Operation Tornado launched by Nottinghamshire Police to crack down on stolen metal market

Nottinghanshire Police are warning criminals that there is no market for stolen metal in across the county.

Operation Tornado has been launched across the East Midlands in a bid to better regulate the scrap metal industry and restrict the movement of stolen metal.

Those wishing to sell metal to participating scrap metal dealers must now provide proof of their identity by producing either a photo card driving licence, including an address, a passport, or a national ID card supported with a utility bill, which must be less than three-months-old and show their address.

Chief Inspector Sean Anderson, Force and region lead for metal theft reduction, said: “The Force’s Metallica team has put in a lot of work over a number of weeks, visiting all 52 registered scrap metal dealers in Nottinghamshire to gain their compliance with the Operation Tornado guidelines.

“Fifteen have already signed up to the scheme, with most keen for reform. The new standards should be a breath of fresh air for the scrap metal industry, which is governed by some archaic laws and an all too often ‘no questions asked’ approach.

“We will continue to focus on the few who remain reluctant, encouraging them to sign up in the next few weeks.

“The requirements are being put into place not to inhibit those who operate legitimate businesses, but to take the wind from the sails of those unscrupulous dealers who operate outside the law.

“They will also have a significant impact on the ability of local criminals to convert their stolen metal to cash because we remove the avenues to sell metal on.”

Sims Metal Management in Dunkirk, Nottingham, operates in line with the Operation Tornado requirements.

Site Manager Justin Adcock said: “As the world’s largest recycling company, and a responsible operator, we already implement industry leading security policies of the very highest standards and well beyond the requirements of the 1964 Scrap Metal Dealers Act. These include asking for photographic proof of identity, proof of address, CCTV and not accepting material brought into the yard on foot or by taxi.

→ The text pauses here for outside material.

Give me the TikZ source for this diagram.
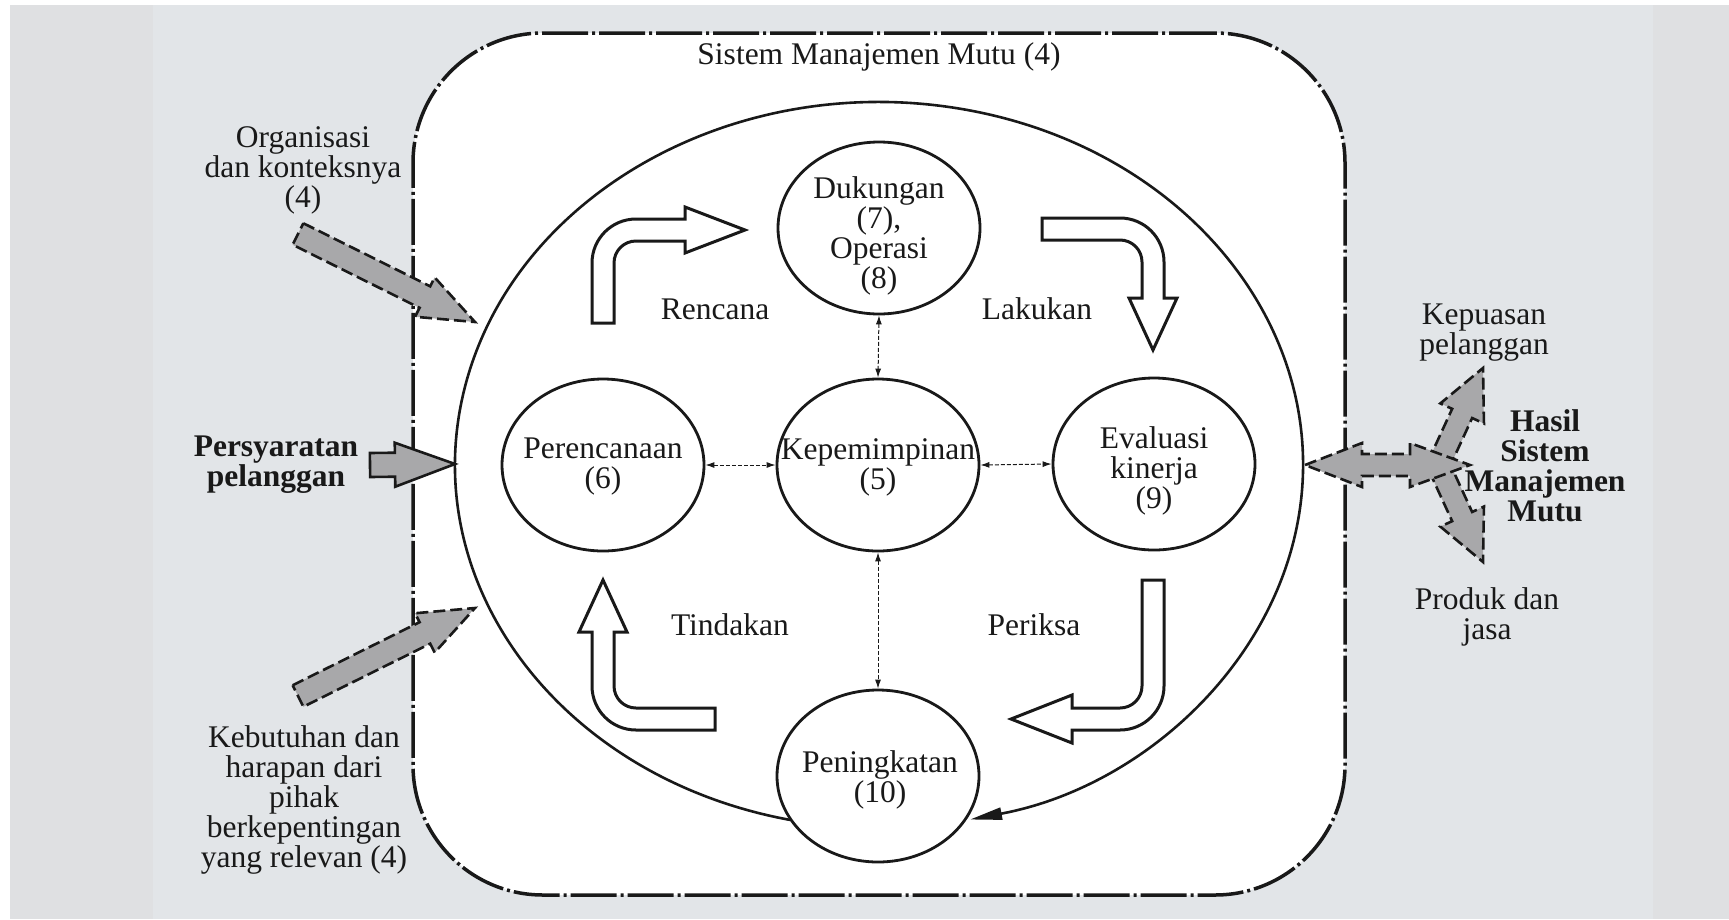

“We are more than happy to assist police in their campaign to stamp out the scourge of metal theft as we believe this can only happen if all scrap metal dealers in the area agree to operate to the same high standards as ourselves so that the criminals have nowhere to go.”

Operation Tornado is being implemented by the Association of Chief Police Officers (ACPO), the Home Office, the British Transport Police (BTP) and the five police forces of the East Midlands (Nottinghamshire, Leicestershire, Lincolnshire, Derbyshire and Northamptonshire), in collaboration with their regional partners in government and industry.

Nottinghamshire BTP Chief Inspector Robin Edwards said: “We are hoping that all registered scrap metal dealers in the region will sign up to the scheme.

“A key part of the strategy is to choke off the market for stolen metal. We are talking to the Government about stricter controls and legislative changes that will make life much more difficult for thieves and unscrupulous scrap metal dealers.”

BTP Deputy Chief Constable Paul Crowther, chair of the ACPO Metal Theft Working Group, said: “Scrap metal dealers have a responsibility to ensure the metal they buy is from legitimate sources and that they keep appropriate records.

“It is not acceptable to turn a blind eye to stolen metal. By helping criminals to turn stolen metal into cash, often quickly and easily, dealers are fuelling this crime which is blighting our infrastructure and disrupting the lives of ordinary people on a daily basis.”

Lord Henley, Home Office Minister for Crime Prevention and Antisocial Behaviour Reduction, said: “Metal theft is a serious and growing national and international problem and the Government is working across departments, with law enforcement agencies and private industry on co-ordinated action to tackle it.

“It is clear legislation dating back to the 1960s is not sufficient to deal with an increasingly organised crime and we are examining what changes to the Scrap Metal Dealers Act 1964 are needed.

 In the meantime we are working with the police and other law enforcement agencies on what immediate steps can be taken to better identify rogue metal dealers.